Figure 6A illustrates the most basic structural components of an inventive pipelined cache access logic including an inventive store aborting control logic
Figure 6B illustrates a more detailed view into the inventive pipelined cache access logic from figure 6A,
Figure 7 illustrates the control flow of the most important steps of a preferred embodiment of the inventive method implemented within the prioritization logic, and
Figure 8 illustrates a cycle scheme according to figure 2, when implementing the inventive store aborting logic.
Figure 9 illustrates a cycle scheme according to figure 2, 5 and 8, and
Figure 10 illustrates a cycle scheme combining the effects of store aborting and store grouping according to a preferred embodiment of the inventive method.
4. DETAILED DESCRIPTION OF THE PREFERRED EMBODIMENT
With general reference to the figures and with special reference now to figure 3 the system architecture view is enriched by some logic 32, which is implemented within the priority select logic 18. Details of the control flow of this logic 32 are further described with reference to figure 5.

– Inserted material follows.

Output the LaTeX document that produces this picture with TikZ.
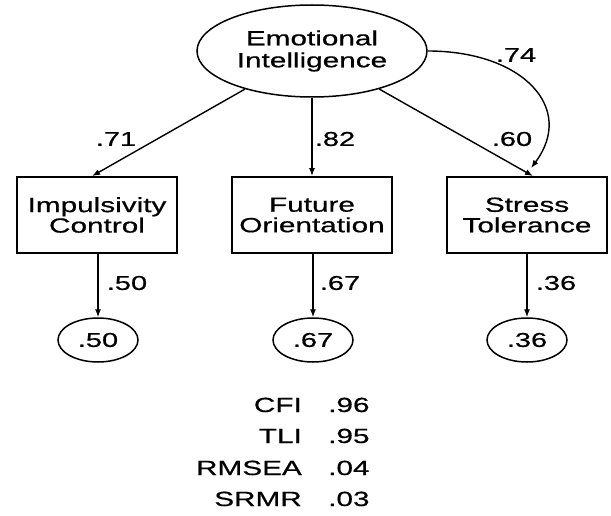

This control logic 32 is connected with a read and write line to a counter 34 which detects the store requests when they come
- 13 -
into the input of the store request queue 10. The basic procedure followed and controlled by logic 32 in communication with counter 34 and the store request queue 10 is to request priority if the current number of waiting store requests is greater than a predetermined level. In this example the trigger level is the count of 4. Otherwise a store request is ignored.
A preferred implementation of this inventive control logic 18, 32 can be for example implemented into the store queue of a cache of a successor product of the prior art z990 system.
Figure 5 illustrates the scheme as already known from figure 2, when it is enriched by the inventive method.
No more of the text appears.